AAssociação Nacional dos Industriais de Laticínios (ANIL) alerta que o setor está “no meio de uma tempestade perfeita”, tendo em conta que a escala dos custos de produção provocada pela guerra na Ucrânia veio juntar-se os fatores conjunturais que têm vindo a penalizar a indústria. Em declarações ao ECO, a diretora-geral desta associação acusa as cadeias de distribuição de não repercutir nos seus preços de venda ao público os aumentos dos custos de produção de leite e pede um aperto na fiscalização.
“As perspetivas para o setor não são animadoras. Os fatores conjunturais e estruturais têm vindo a agravar-se há muito tempo. Já no ano passado tivemos um evoluir desta situação também agravada pela crise pandémica e pelas consequentes interrupções das cadeias de abastecimento, mas com o atual conflito bélico estamos, neste momento, no meio de uma tempestade perfeita”, sinaliza Maria Cândida Marramaque, diretora-geral da ANIL, em declarações ao ECO.
Com a invasão russa à Ucrânia, os custos de produção da produção de leite e derivados agravaram-se à boleia do aumentos do preços da matéria-prima, da energia e dos transportes.

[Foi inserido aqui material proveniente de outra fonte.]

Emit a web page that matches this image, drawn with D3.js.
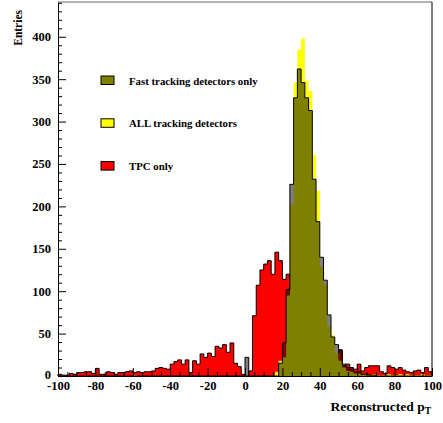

Tendo a montante os produtores e a jusante a distribuição, os industriais de laticínios dizem que estão “completamente estrangulados”, dado que não estão a conseguir repercutir os aumentos dos custos de produção para as cadeias de distribuição. “O bloqueio que existe ao nível das negociações com a grande distribuição traduz-se num enorme desequilíbrio“, lamenta a diretora-geral da ANIL, alertando que esta situação poderá levar a que se perca a capacidade de produzir leite, bem como a “capacidade de transformar o leite nos diferentes produtos lácteos”.
“Tendo em conta os aumentos de custos dos fatores de produção, o preço médio que pagamos ao produtor já estará nos 40 cêntimos por litro de leite em abril. Se pensarmos que a embalagem custa mais de 10 cêntimos, o custo ascende aos 50 cêntimos e neste momento temos marcas de distribuição nas superfícies comerciais a vender leite a 54 cêntimos. Sobram-nos quatro cêntimos (…) estes quatro cêntimos não chegam efetivamente para suportar a cadeia“, alerta Maria Cândida Marramaque.

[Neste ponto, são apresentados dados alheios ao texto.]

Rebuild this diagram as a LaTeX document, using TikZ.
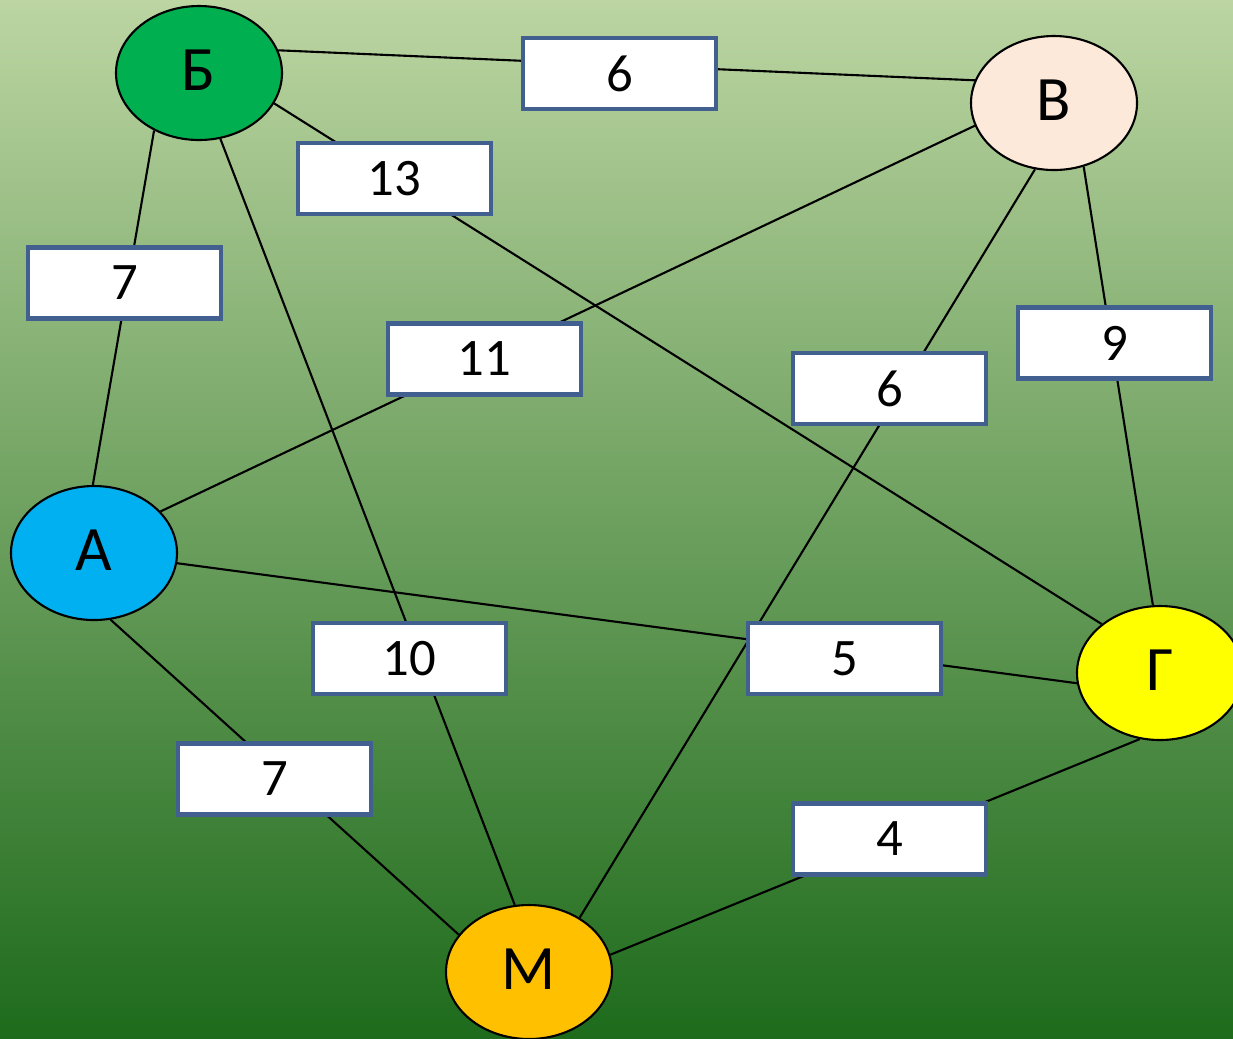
\documentclass[tikz,border=0pt]{standalone}
\usepackage{fontspec}
\setmainfont{Carlito}
\usetikzlibrary{shapes.geometric}
\pgfdeclarelayer{background}
\pgfdeclarelayer{edges}
\pgfsetlayers{background,edges,main}
\definecolor{bgtop}{HTML}{BCD5A2}
\definecolor{bgmid}{HTML}{8AB069}
\definecolor{bgbot}{HTML}{1E6B1C}
\definecolor{boxblue}{HTML}{41608F}
\definecolor{colB}{HTML}{00B050}
\definecolor{colV}{HTML}{FCE9DA}
\definecolor{colA}{HTML}{00B0F0}
\definecolor{colG}{HTML}{FFFF00}
\definecolor{colM}{HTML}{FFC000}
\tikzset{
	vertex/.style={ellipse, draw=black, line width=0.6pt, minimum width=1.66cm, minimum height=1.34cm, inner sep=0pt, font=\fontsize{18}{21}\selectfont},
	weight/.style={rectangle, draw=boxblue, fill=white, line width=1.3pt, minimum width=1.93cm, minimum height=0.71cm, inner sep=0pt, font=\fontsize{15}{18}\selectfont},
	edge/.style={line width=0.6pt}
}
\begin{document}
\begin{tikzpicture}
					\useasboundingbox (0,0) rectangle (12.33,-10.38);
					\clip (0,0) rectangle (12.33,-10.38);
					
					% Background
					\begin{pgfonlayer}{background}
						\shade[top color=bgtop, middle color=bgmid, bottom color=bgbot] (0,0) rectangle (12.33,-10.38);
					\end{pgfonlayer}
					
					% Vertices
					\node[vertex, fill=colB] (B) at (1.99,-0.73) {\raisebox{1.5pt}{Б}};
					\node[vertex, fill=colV] (V) at (10.54,-1.03) {\raisebox{1.5pt}{В}};
					\node[vertex, fill=colA] (A) at (0.94,-5.53) {\raisebox{1.5pt}{А}};
					\node[vertex, fill=colG] (G) at (11.60,-6.73) {\raisebox{1.5pt}{Г}};
					\node[vertex, fill=colM] (M) at (5.29,-9.72) {\raisebox{1.5pt}{М}};
					
					% Weights
					\node[weight] (wBV) at (6.195,-0.735) {6};
					\node[weight] (wBG) at (3.945,-1.785) {13};
					\node[weight] (wBA) at (1.245,-2.83) {7};
					\node[weight] (wVA) at (4.845,-3.59) {11};
					\node[weight] (wVM) at (8.895,-3.885) {6};
					\node[weight] (wVG) at (11.145,-3.43) {9};
					\node[weight] (wBM) at (4.095,-6.585) {10};
					\node[weight] (wAG) at (8.445,-6.585) {5};
					\node[weight] (wAM) at (2.745,-7.79) {7};
					\node[weight] (wGM) at (8.895,-8.39) {4};
					
					% Edges
					\begin{pgfonlayer}{edges}
						\draw[edge] (B.16) -- (V.164);
						\draw[edge] (B.-22) -- (G.140);
						\draw[edge] (B.232) -- (A.91);
						\draw[edge] (B.-72) -- (M.102);
						\draw[edge] (V.196) -- (A.32);
						\draw[edge] (V.254) -- (M.47);
						\draw[edge] (V.-65) -- (G.96);
						\draw[edge] (A.-7) -- (G.187);
						\draw[edge] (A.-76) -- (M.152);
						\draw[edge] (G.253) -- (M.12);
					\end{pgfonlayer}
				\end{tikzpicture}
\end{document}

Apesar de referir que não consegue adiantar um “valor justo”, dado que o preço do leite depende “de cada um dos produtores”, bem como da sua dimensão, a diretora-geral da ANIL defende que deve haver um aumento de preços por parte das cadeias de distribuição. “Sentimos como que um bloqueio enorme à progressão de todo o setor. O maior custo da indústria de laticínios é efetivamente o leite. Ora, se estamos a remunerar melhor os produtores temos que ir buscar essa remuneração também“, afirma.
Além do leite, a diretora-geral destaca que “estão em causa os preços de todos os laticínios”, pedindo, por isso, um “equilíbrio da cadeia”. Ainda assim, Maria Cândida Marramaque afasta uma intervenção do Governo, referindo que já “existem ferramentas que permitem quer ao nível da fiscalização, quer ao nível das relações comerciais” solucionar o problema. “É preciso é haver vontade”, diz, ao ECO.
“As empresas vão fazendo as suas negociações, têm os seus contratos, mas este ano ninguém consegue, face ao momento que vivemos, dar um preço para um ano. Por isso, se não houver por parte da grande distribuição aceitação disto é muito difícil a indústria continuar a laborar”, conclui.
Nos últimos anos, tem havido um decréscimo dos produtores de leite, e, consequentemente da produção em Portugal. Segundo os dados cedidos pela ANIL, entre fevereiro de 2018 e fevereiro de 2022, 985 explorações agrícolas de leite fecharam portas, havendo atualmente cerca de 3.811 produtores de leite em Portugal, dos quais mais de 2.000 estão nos Açores.
Em termos de volume de leite recolhido, e de acordo com os dados do INE, o ano de 2021 fechou já com um decréscimo 0,7% face a 2020, sendo que no arranque deste ano tem mantido a tendência. Entre janeiro e fevereiro foram produzidas menos cerca de 4.0000 toneladas de leite, o que representa um decréscimo de 1,4%, face ao período homólogo.